THE GRAND CANAL.
VENETIAN PALACES.
Who can forget his first glimpse of the Grand Canal? Seen at a favorable hour, the famous thoroughfare delights the senses as it thrills the heart. For two miles it winds through the city in such graceful lines that every section of its course reveals a stately curve. Upon this beautiful expanse the sun of Venice, like a cunning necromancer, displays most marvelous effects of light and shade, transforming it at different hours of the day into an avenue of lapis-lazuli, or emerald, or gold,—an eloquent reminder of the time when Venice was a paradise of pleasure, when life upon its liquid streets was a perpetual pageant, and this incomparable avenue its splendid promenade.
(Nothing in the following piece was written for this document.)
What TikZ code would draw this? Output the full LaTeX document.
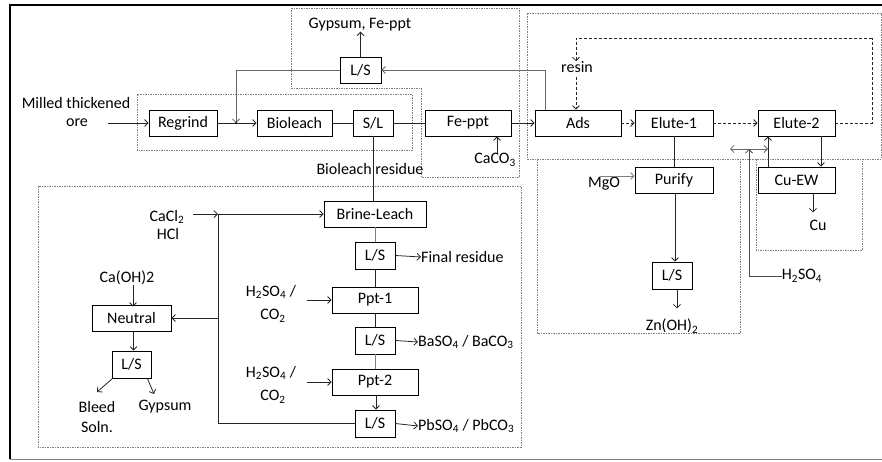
\documentclass[tikz,border=0pt]{standalone}
\usepackage{fontspec}
\setmainfont{Carlito}
\usetikzlibrary{arrows.meta,calc}
\newcommand{\sbs}[1]{\textsubscript{#1}}
\begin{document}
\begin{tikzpicture}[x=1pt,y=-1pt,
  font=\fontsize{16}{18}\selectfont,
  box/.style={draw, line width=0.8pt, inner sep=0pt, minimum height=26pt},
  lbl/.style={inner sep=0pt},
  ln/.style={line width=0.8pt, draw=black!85},
  arr/.style={ln, -{Straight Barb[length=3.5pt,width=7pt]}},
  darr/.style={arr, dash pattern=on 3pt off 2pt},
  dln/.style={ln, dash pattern=on 3pt off 2pt},
  grp/.style={draw=gray, line width=0.7pt, dash pattern=on 1.5pt off 1pt}]
\useasboundingbox (0,0) rectangle (882,461);
% outer frame
\draw[line width=2.5pt] (10,459) -- (10,5) -- (882,5);
\draw[gray, line width=0.8pt] (10,459) -- (882,459);
% group boxes
\draw[grp] (291,8) -- (519,8) -- (519,177) -- (421,177) -- (421,88) -- (291,88) -- cycle;
\draw[grp] (137,94) rectangle (412,150);
\draw[grp] (527,13) -- (881,13) -- (881,159) -- (527,159) -- cycle;
\draw[grp] (537,159) -- (537,333) -- (740,333) -- (740,159);
\draw[grp] (756,159) -- (756,250) -- (862,250) -- (862,159);
\draw[grp] (38,186) rectangle (521,447);
% process boxes
\node[box, minimum width=68pt] (regrind) at (183,123) {Regrind};
\node[box, minimum width=75pt] (bioleach) at (294.5,123) {Bioleach};
\node[box, minimum width=40pt] (sl) at (373,123) {S/L};
\node[box, minimum width=86pt] (feppt) at (468,123) {Fe-ppt};
\node[box, minimum width=41pt] (lstop) at (360.5,70) {L/S};
\node[box, minimum width=86pt] (ads) at (578,123) {Ads};
\node[box, minimum width=78pt] (elute1) at (674,123) {Elute-1};
\node[box, minimum width=77pt] (elute2) at (796.5,123) {Elute-2};
\node[box, minimum width=77pt] (cuew) at (796.5,180) {Cu-EW};
\node[box, minimum width=78pt] (purify) at (674,180) {Purify};
\node[box, minimum width=40pt, minimum height=27pt] (lszn) at (672,275.5) {L/S};
\node[box, minimum width=102pt] (brine) at (375,214) {Brine-Leach};
\node[box, minimum width=40pt, minimum height=27pt] (ls1) at (375,255.5) {L/S};
\node[box, minimum width=86pt] (ppt1) at (375,300) {Ppt-1};
\node[box, minimum width=40pt, minimum height=27pt] (ls2) at (375,340.5) {L/S};
\node[box, minimum width=86pt] (ppt2) at (375,382) {Ppt-2};
\node[box, minimum width=40pt, minimum height=27pt] (ls3) at (375,423.5) {L/S};
\node[box, minimum width=79pt] (neutral) at (131.5,318) {Neutral};
\node[box, minimum width=39pt, minimum height=27pt] (lsleft) at (131.5,364.5) {L/S};
% labels
\node[lbl] (milled) at (76,103) {Milled thickened};
\node[lbl] (ore) at (77,123) {ore};
\node[lbl] (gypfe) at (360,25) {Gypsum, Fe-ppt};
\node[lbl] (caco3) at (495,160) {CaCO\sbs{3}};
\node[lbl] (bres) at (370,169) {Bioleach residue};
\node[lbl] (resin) at (577,67) {resin};
\node[lbl] (mgo) at (604,184) {MgO};
\node[lbl] (znoh) at (672,326) {Zn(OH)\sbs{2}};
\node[lbl] (cu) at (818,225) {Cu};
\node[lbl] (h2so4r) at (802,276) {H\sbs{2}SO\sbs{4}};
\node[lbl, anchor=west] (finres) at (421,257) {Final residue};
\node[lbl, anchor=west] (baso4) at (418,342) {BaSO\sbs{4} / BaCO\sbs{3}};
\node[lbl, anchor=west] (pbso4) at (418,426) {PbSO\sbs{4} / PbCO\sbs{3}};
\node[lbl] (cacl2) at (167,217) {CaCl\sbs{2}};
\node[lbl] (hcl) at (168,234) {HCl};
\node[lbl] (caoh2) at (127,278) {Ca(OH)2};
\node[lbl] (hs1) at (271,292) {H\sbs{2}SO\sbs{4} /};
\node[lbl] (co1) at (273,316) {CO\sbs{2}};
\node[lbl] (hs2) at (271,373) {H\sbs{2}SO\sbs{4} /};
\node[lbl] (co2) at (273,397) {CO\sbs{2}};
\node[lbl] (bleed) at (97,407) {Bleed};
\node[lbl] (soln) at (97,427) {Soln.};
\node[lbl] (gyps) at (165,407) {Gypsum};
% free-end coordinates
\coordinate (oreout) at (108,123);
\coordinate (j1) at (236,123);
\coordinate (r1) at (872,38);
\coordinate (m1) at (600,176);
\coordinate (d1) at (730,149);
\coordinate (d2) at (768,149);
\coordinate (h1) at (749,276);
\coordinate (h2) at (749,149);
\coordinate (c1) at (193,214);
\coordinate (c2) at (218,214);
\coordinate (c3) at (218,318);
\coordinate (p1) at (307,300);
\coordinate (p2) at (307,382);
\coordinate (bl) at (97,392);
\coordinate (gy) at (154,394);
% connectors top row
\draw[arr] (oreout) -- (regrind.west);
\draw[arr] (regrind.east) -- (bioleach.west);
\draw[arr, draw=black!60] (lstop.west) -| (j1);
\fill (j1) circle (1.2pt);
\draw[ln] (bioleach.east) -- (sl.west);
\draw[ln] (sl.east) -- (feppt.west);
\draw[arr] (feppt.east) -- (ads.west);
\draw[arr, draw=black!60] ([xshift=-33pt]ads.north) |- (lstop.east);
\draw[arr] (lstop.north) -- (lstop.north |- gypfe.south);
\draw[arr] ([xshift=2pt]caco3.north) -- ([xshift=2pt]caco3.north |- feppt.south);
\draw[ln] (sl.south) -- (sl.south |- brine.north);
% resin loop
\draw[dln] (elute2.east) -| (r1);
\draw[darr] (r1) -| ([xshift=-1pt]resin.north);
\draw[darr] ([xshift=-1pt,yshift=-4pt]resin.south) -- ([xshift=-1pt]resin.south |- ads.north);
\draw[darr] (ads.east) -- (elute1.west);
\draw[darr] (elute1.east) -- (elute2.west);
% right side
\draw[ln] (elute1.south) -- (purify.north);
\draw[arr] ([xshift=1pt]purify.south) -- ([xshift=1pt]purify.south |- lszn.north);
\draw[arr] ([xshift=5pt]lszn.south) -- ([xshift=5pt,yshift=-19pt]lszn.south);
\draw[arr, draw=gray] (m1) -- (m1 -| purify.west);
\draw[arr] ([xshift=24.5pt]elute2.south) -- ([xshift=24.5pt]cuew.north);
\draw[arr] ([xshift=-28.5pt]cuew.north) -- ([xshift=-28.5pt]elute2.south);
\draw[arr, draw=black!60, {Straight Barb[length=3.5pt,width=7pt]}-{Straight Barb[length=3.5pt,width=7pt]}] (d1) -- (d2);
\draw[arr, draw=black!70] (h2so4r.west) -- (h1) -- (h2);
\draw[arr] ([xshift=16.5pt]cuew.south) -- ([xshift=16.5pt,yshift=-19pt]cuew.south);
% bottom-left
\draw[arr] (c1) -- (c2);
\draw[arr] (c2) -- (brine.west);
\draw[ln] (ls3.west) -| (c2);
\draw[arr] (c3) -- (neutral.east);
\draw[arr] ([xshift=6pt]caoh2.south) -- ([xshift=6pt,yshift=-2pt]caoh2.south |- neutral.north);
\draw[arr] ([xshift=2pt]neutral.south) -- ([xshift=2pt]lsleft.north);
\draw[arr] ([xshift=1pt]lsleft.south west) -- (bl);
\draw[arr] ([xshift=-4pt]lsleft.south east) -- (gy);
\draw[ln, draw=gray] (brine.south) -- (ls1.north);
\draw[ln] (ls1.south) -- (ppt1.north);
\draw[ln] (ppt1.south) -- (ls2.north);
\draw[ln, draw=gray] (ls2.south) -- (ppt2.north);
\draw[arr] ([xshift=1pt]ppt2.south) -- ([xshift=1pt]ls3.north);
\draw[arr] (ls1.east) -- (finres.west);
\draw[arr] (ls2.east) -- (baso4.west);
\draw[arr] (ls3.east) -- (pbso4.west);
\draw[arr] (p1) -- (ppt1.west);
\draw[arr] (p2) -- (ppt2.west);
\end{tikzpicture}
\end{document}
Its curving banks are lined with palaces. They seem to be standing hand in hand, saluting one another gravely, as though both shores were executing here the movements of some courtly dance. These were originally the homes of men whose names were written in that record of Venetian nobility, called "The Book of Gold." Once they were marvels of magnificence; and viewed in the sunset light, or by the moon, they are so still. Under that enchanting spell their massive columns, marble balconies, and elegantly sculptured arches, seem as imposing as when the Adriatic's Bride was still a queen and wore her robes of purple and of gold.
A MARINE PORTE COCHÈRE.
To build such structures on the shifting sands was a stupendous undertaking; and what we cannot see of these Venetian palaces has cost much more than that which rises now above the waves. From every door broad marble steps descend to the canal, and tall posts, painted with the colors of the family, serve as a mooring place for gondolas, a kind of marine porte cochère. Each of these structures has its legend,—poetic, tragic or artistic; and these our gondolier successively murmurs to us in his soft Venetian dialect as we glide along the glittering highway.